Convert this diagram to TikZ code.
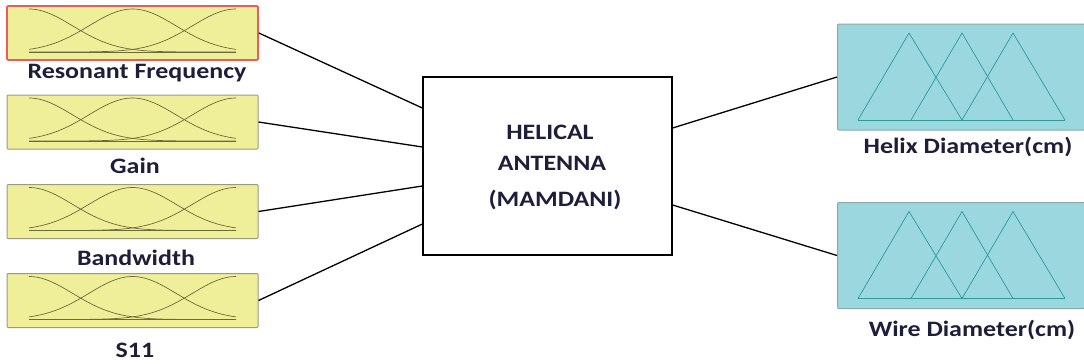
\documentclass[tikz,border=0pt]{standalone}
\usepackage{fontspec}
\setmainfont{Carlito}
\newfontfamily\labfont[FakeStretch=1.18]{Carlito}
\usetikzlibrary{calc}
\definecolor{inyel}{HTML}{EFEF9A}
\definecolor{inbord}{HTML}{9A9A80}
\definecolor{incurve}{HTML}{6B6B3A}
\definecolor{inred}{HTML}{EE5A5A}
\definecolor{outcyan}{HTML}{9AD7DF}
\definecolor{outbord}{HTML}{8FA8AA}
\definecolor{outtri}{HTML}{2E9A9A}
\definecolor{txt}{HTML}{1E1E3A}
\tikzset{
  inbox/.style={draw=inbord, fill=inyel, line width=1pt, minimum width=251pt, minimum height=54pt, inner sep=0pt, rounded corners=1pt},
  outbox/.style={draw=outbord, fill=outcyan, line width=1pt, minimum width=247pt, minimum height=106pt, inner sep=0pt, rounded corners=1pt},
  lab/.style={font=\labfont\bfseries\fontsize{22}{24}\selectfont, text=txt, inner sep=0pt},
  conn/.style={line width=1.3pt, draw=black},
  mf/.style={draw=incurve, line width=0.7pt},
  tri/.style={draw=outtri, line width=0.7pt},
}
\begin{document}
\begin{tikzpicture}[x=1pt,y=-1pt]
\useasboundingbox (0,0) rectangle (1084,364);
% input boxes
\node[inbox, draw=inred, line width=1.6pt] (in1) at (132.5,33) {};
\node[inbox] (in2) at (132.5,122) {};
\node[inbox] (in3) at (132.5,211.5) {};
\node[inbox] (in4) at (132.5,300.5) {};
\foreach \b in {in1,in2,in3,in4}{
  \begin{scope}[shift={(\b.center)}]
    \draw[mf] (-103.5,19) -- (103.5,19);
    \draw[mf] plot[domain=-103.5:103.5, samples=60, smooth] (\x,{19-43*exp(-((\x+103.5)/43.7)^2/2)});
    \draw[mf] plot[domain=-103.5:103.5, samples=60, smooth] (\x,{19-43*exp(-((\x)/43.7)^2/2)});
    \draw[mf] plot[domain=-103.5:103.5, samples=60, smooth] (\x,{19-43*exp(-((\x-103.5)/43.7)^2/2)});
  \end{scope}
}
\node[lab] (l1) at (137,73) {Resonant Frequency};
\node[lab] (l2) at (135,166) {Gain};
\node[lab] (l3) at (136,258) {Bandwidth};
\node[lab] (l4) at (135,350) {S11};
% center box
\node[draw=black, line width=1.3pt, fill=white, minimum width=249pt, minimum height=178pt, inner sep=0pt] (hel) at (547.5,166) {};
\node[lab] (t1) at (550,132) {HELICAL};
\node[lab] (t2) at (552,163) {ANTENNA};
\node[lab] (t3) at (555,200) {(MAMDANI)};
% output boxes
\node[outbox] (out1) at (961,77) {};
\node[outbox] (out2) at (961,255.5) {};
\foreach \b in {out1,out2}{
  \begin{scope}[shift={(\b.center)}]
    \draw[tri] (-103,43) -- (104,43);
    \draw[tri] (-103,43) -- (-52,-44) -- (1,43);
    \draw[tri] (-50,43) -- (1,-44) -- (52,43);
    \draw[tri] (1,43) -- (52,-44) -- (104,43);
  \end{scope}
}
\node[lab] (o1) at (968,147) {Helix Diameter(cm)};
\node[lab] (o2) at (972,330) {Wire Diameter(cm)};
% connectors
\draw[conn] (in1.east) -- ([yshift=58pt]hel.west);
\draw[conn] (in2.east) -- ([yshift=19pt]hel.west);
\draw[conn] (in3.east) -- ([yshift=-20pt]hel.west);
\draw[conn] (in4.east) -- ([yshift=-58pt]hel.west);
\draw[conn] ([yshift=38pt]hel.east) -- (out1.west);
\draw[conn] ([yshift=-39pt]hel.east) -- (out2.west);
\end{tikzpicture}
\end{document}
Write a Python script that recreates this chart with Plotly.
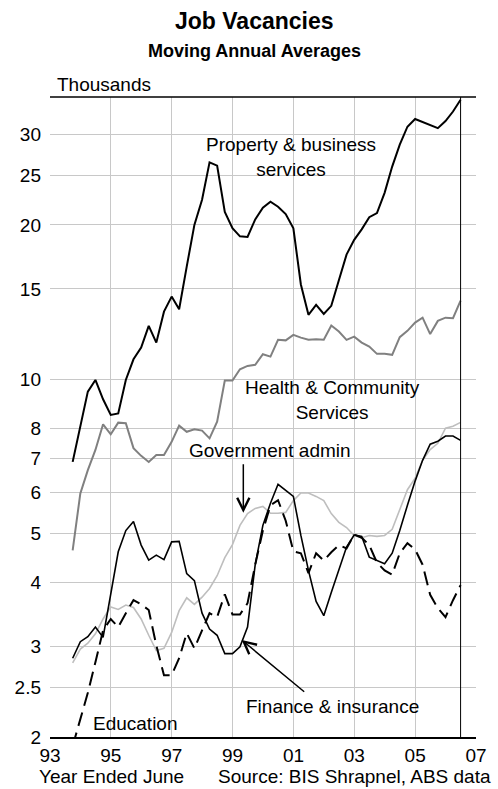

▬▬▬▬▬▬▬▬▬▬

Short task – Which lines include "this"? Copy each of them out.

Exercise result –
Convert this diagram to TikZ code.
Write a Python script that recreates this chart with Plotly.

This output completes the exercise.